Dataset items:

>>>

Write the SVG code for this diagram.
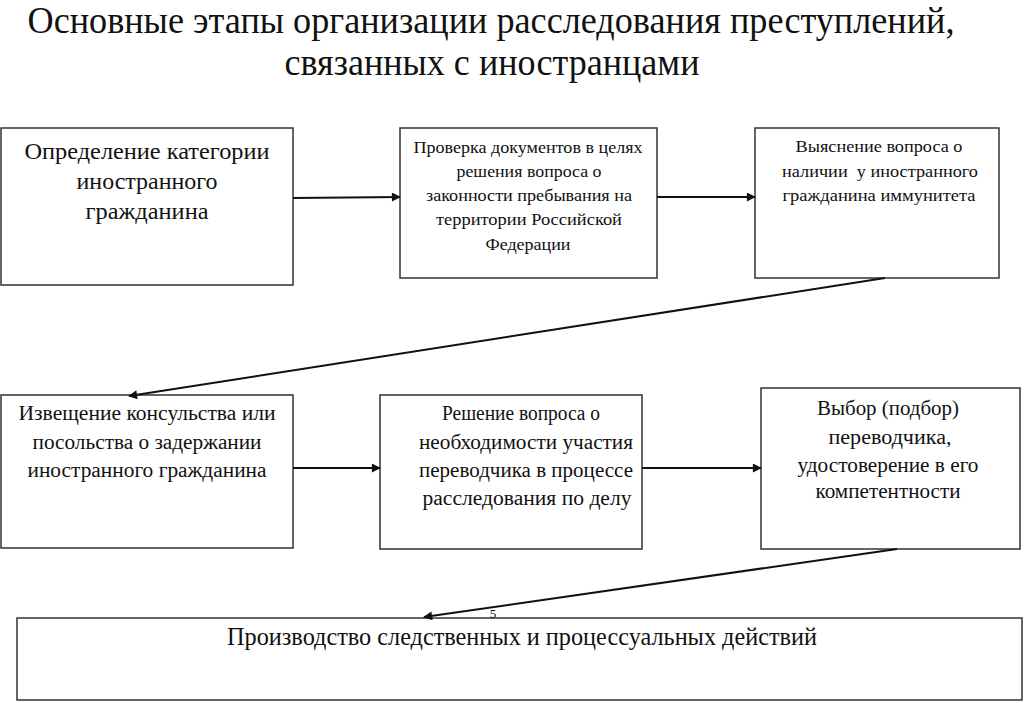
<svg xmlns="http://www.w3.org/2000/svg" width="1024" height="703" viewBox="0 0 1024 703">
<style>
.box{fill:#fff;stroke:#333;stroke-width:1.5}
.t{font-family:"Liberation Serif","Times New Roman","DejaVu Serif",serif;fill:#111;text-anchor:middle}
.title{font-size:38px}
.b1{font-size:23px}
.s{font-size:16.5px}
.m{font-size:20.5px}
.b7{font-size:25px}
.c{stroke:#111;stroke-width:2;fill:none;marker-end:url(#ah)}
</style>
<defs>
<marker id="ah" viewBox="0 0 10 10" refX="9" refY="5" markerWidth="10" markerHeight="9" orient="auto" markerUnits="userSpaceOnUse">
<path d="M0,0 L10,5 L0,10 z" fill="#111"/>
</marker>
</defs>
<rect width="1024" height="703" fill="#fff"/>
<g id="title">
<text class="t title" x="491" y="33" textLength="927" lengthAdjust="spacingAndGlyphs">Основные этапы организации расследования преступлений,</text>
<text class="t title" x="492" y="75" textLength="415" lengthAdjust="spacingAndGlyphs">связанных с иностранцами</text>
</g>
<g id="n1">
<rect class="box" x="1" y="128" width="292" height="157"/>
<text class="t b1" x="147" y="159" textLength="245" lengthAdjust="spacingAndGlyphs">Определение категории</text>
<text class="t b1" x="147" y="189" textLength="141" lengthAdjust="spacingAndGlyphs">иностранного</text>
<text class="t b1" x="147" y="219" textLength="123" lengthAdjust="spacingAndGlyphs">гражданина</text>
</g>
<g id="n2">
<rect class="box" x="400" y="128" width="257" height="150"/>
<text class="t s" x="528" y="153" textLength="229" lengthAdjust="spacingAndGlyphs">Проверка документов в целях</text>
<text class="t s" x="529" y="177" textLength="145" lengthAdjust="spacingAndGlyphs">решения вопроса о</text>
<text class="t s" x="529" y="201" textLength="206" lengthAdjust="spacingAndGlyphs">законности пребывания на</text>
<text class="t s" x="529" y="225" textLength="186" lengthAdjust="spacingAndGlyphs">территории Российской</text>
<text class="t s" x="528" y="250" textLength="85" lengthAdjust="spacingAndGlyphs">Федерации</text>
</g>
<g id="n3">
<rect class="box" x="755" y="128" width="244" height="150"/>
<text class="t s" x="879" y="152" textLength="167" lengthAdjust="spacingAndGlyphs">Выяснение вопроса о</text>
<text class="t s" x="880" y="177" xml:space="preserve" textLength="196" lengthAdjust="spacingAndGlyphs">наличии  у иностранного</text>
<text class="t s" x="879" y="201" textLength="193" lengthAdjust="spacingAndGlyphs">гражданина иммунитета</text>
</g>
<g id="n4">
<rect class="box" x="1" y="395" width="292" height="153"/>
<text class="t m" x="147" y="420" textLength="257" lengthAdjust="spacingAndGlyphs">Извещение консульства или</text>
<text class="t m" x="147" y="449" textLength="229" lengthAdjust="spacingAndGlyphs">посольства о задержании</text>
<text class="t m" x="147" y="477" textLength="239" lengthAdjust="spacingAndGlyphs">иностранного гражданина</text>
</g>
<g id="n5">
<rect class="box" x="380" y="395" width="262" height="154"/>
<text class="t m" x="521" y="420" textLength="158" lengthAdjust="spacingAndGlyphs">Решение вопроса о</text>
<text class="t m" x="526" y="449" textLength="214" lengthAdjust="spacingAndGlyphs">необходимости участия</text>
<text class="t m" x="526" y="477" textLength="214" lengthAdjust="spacingAndGlyphs">переводчика в процессе</text>
<text class="t m" x="527" y="505" textLength="209" lengthAdjust="spacingAndGlyphs">расследования по делу</text>
</g>
<g id="n6">
<rect class="box" x="761" y="388" width="259" height="161"/>
<text class="t m" x="888" y="415" textLength="142" lengthAdjust="spacingAndGlyphs">Выбор (подбор)</text>
<text class="t m" x="890" y="444" textLength="123" lengthAdjust="spacingAndGlyphs">переводчика,</text>
<text class="t m" x="888" y="472" textLength="181" lengthAdjust="spacingAndGlyphs">удостоверение в его</text>
<text class="t m" x="888" y="498" textLength="145" lengthAdjust="spacingAndGlyphs">компетентности</text>
</g>
<g id="n7">
<rect class="box" x="17" y="618" width="1005" height="82"/>
<text class="t b7" x="522" y="645" textLength="590" lengthAdjust="spacingAndGlyphs">Производство следственных и процессуальных действий</text>
</g>
<g id="connectors">
<line class="c" x1="293" y1="198" x2="400" y2="197"/>
<line class="c" x1="657" y1="197" x2="755" y2="197"/>
<line class="c" x1="885" y1="278" x2="129" y2="396"/>
<line class="c" x1="293" y1="468" x2="380" y2="468"/>
<line class="c" x1="642" y1="468" x2="761" y2="468"/>
<line class="c" x1="897" y1="549" x2="424" y2="617"/>
</g>
<text class="t" x="493" y="618" font-size="13">5</text>
</svg>
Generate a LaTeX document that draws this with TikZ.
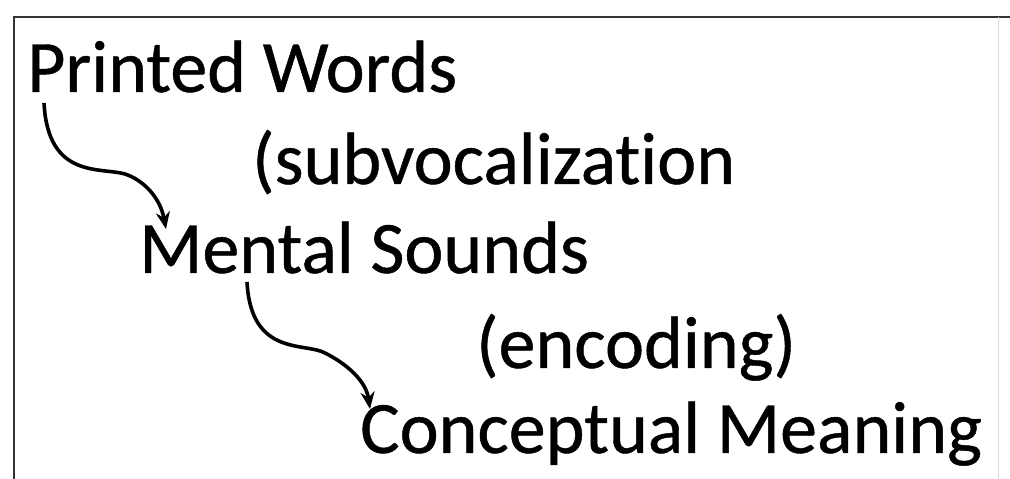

<<<

→ **WHAT YOU SHOULD DO**:
Pictures stay out of the copy; please restate every record above exactly.

→ **TASK ANSWER**:
Write the SVG code for this diagram.
<svg xmlns="http://www.w3.org/2000/svg" width="1024" height="703" viewBox="0 0 1024 703">
<style>
.box{fill:#fff;stroke:#333;stroke-width:1.5}
.t{font-family:"Liberation Serif","Times New Roman","DejaVu Serif",serif;fill:#111;text-anchor:middle}
.title{font-size:38px}
.b1{font-size:23px}
.s{font-size:16.5px}
.m{font-size:20.5px}
.b7{font-size:25px}
.c{stroke:#111;stroke-width:2;fill:none;marker-end:url(#ah)}
</style>
<defs>
<marker id="ah" viewBox="0 0 10 10" refX="9" refY="5" markerWidth="10" markerHeight="9" orient="auto" markerUnits="userSpaceOnUse">
<path d="M0,0 L10,5 L0,10 z" fill="#111"/>
</marker>
</defs>
<rect width="1024" height="703" fill="#fff"/>
<g id="title">
<text class="t title" x="491" y="33" textLength="927" lengthAdjust="spacingAndGlyphs">Основные этапы организации расследования преступлений,</text>
<text class="t title" x="492" y="75" textLength="415" lengthAdjust="spacingAndGlyphs">связанных с иностранцами</text>
</g>
<g id="n1">
<rect class="box" x="1" y="128" width="292" height="157"/>
<text class="t b1" x="147" y="159" textLength="245" lengthAdjust="spacingAndGlyphs">Определение категории</text>
<text class="t b1" x="147" y="189" textLength="141" lengthAdjust="spacingAndGlyphs">иностранного</text>
<text class="t b1" x="147" y="219" textLength="123" lengthAdjust="spacingAndGlyphs">гражданина</text>
</g>
<g id="n2">
<rect class="box" x="400" y="128" width="257" height="150"/>
<text class="t s" x="528" y="153" textLength="229" lengthAdjust="spacingAndGlyphs">Проверка документов в целях</text>
<text class="t s" x="529" y="177" textLength="145" lengthAdjust="spacingAndGlyphs">решения вопроса о</text>
<text class="t s" x="529" y="201" textLength="206" lengthAdjust="spacingAndGlyphs">законности пребывания на</text>
<text class="t s" x="529" y="225" textLength="186" lengthAdjust="spacingAndGlyphs">территории Российской</text>
<text class="t s" x="528" y="250" textLength="85" lengthAdjust="spacingAndGlyphs">Федерации</text>
</g>
<g id="n3">
<rect class="box" x="755" y="128" width="244" height="150"/>
<text class="t s" x="879" y="152" textLength="167" lengthAdjust="spacingAndGlyphs">Выяснение вопроса о</text>
<text class="t s" x="880" y="177" xml:space="preserve" textLength="196" lengthAdjust="spacingAndGlyphs">наличии  у иностранного</text>
<text class="t s" x="879" y="201" textLength="193" lengthAdjust="spacingAndGlyphs">гражданина иммунитета</text>
</g>
<g id="n4">
<rect class="box" x="1" y="395" width="292" height="153"/>
<text class="t m" x="147" y="420" textLength="257" lengthAdjust="spacingAndGlyphs">Извещение консульства или</text>
<text class="t m" x="147" y="449" textLength="229" lengthAdjust="spacingAndGlyphs">посольства о задержании</text>
<text class="t m" x="147" y="477" textLength="239" lengthAdjust="spacingAndGlyphs">иностранного гражданина</text>
</g>
<g id="n5">
<rect class="box" x="380" y="395" width="262" height="154"/>
<text class="t m" x="521" y="420" textLength="158" lengthAdjust="spacingAndGlyphs">Решение вопроса о</text>
<text class="t m" x="526" y="449" textLength="214" lengthAdjust="spacingAndGlyphs">необходимости участия</text>
<text class="t m" x="526" y="477" textLength="214" lengthAdjust="spacingAndGlyphs">переводчика в процессе</text>
<text class="t m" x="527" y="505" textLength="209" lengthAdjust="spacingAndGlyphs">расследования по делу</text>
</g>
<g id="n6">
<rect class="box" x="761" y="388" width="259" height="161"/>
<text class="t m" x="888" y="415" textLength="142" lengthAdjust="spacingAndGlyphs">Выбор (подбор)</text>
<text class="t m" x="890" y="444" textLength="123" lengthAdjust="spacingAndGlyphs">переводчика,</text>
<text class="t m" x="888" y="472" textLength="181" lengthAdjust="spacingAndGlyphs">удостоверение в его</text>
<text class="t m" x="888" y="498" textLength="145" lengthAdjust="spacingAndGlyphs">компетентности</text>
</g>
<g id="n7">
<rect class="box" x="17" y="618" width="1005" height="82"/>
<text class="t b7" x="522" y="645" textLength="590" lengthAdjust="spacingAndGlyphs">Производство следственных и процессуальных действий</text>
</g>
<g id="connectors">
<line class="c" x1="293" y1="198" x2="400" y2="197"/>
<line class="c" x1="657" y1="197" x2="755" y2="197"/>
<line class="c" x1="885" y1="278" x2="129" y2="396"/>
<line class="c" x1="293" y1="468" x2="380" y2="468"/>
<line class="c" x1="642" y1="468" x2="761" y2="468"/>
<line class="c" x1="897" y1="549" x2="424" y2="617"/>
</g>
<text class="t" x="493" y="618" font-size="13">5</text>
</svg>
Generate a LaTeX document that draws this with TikZ.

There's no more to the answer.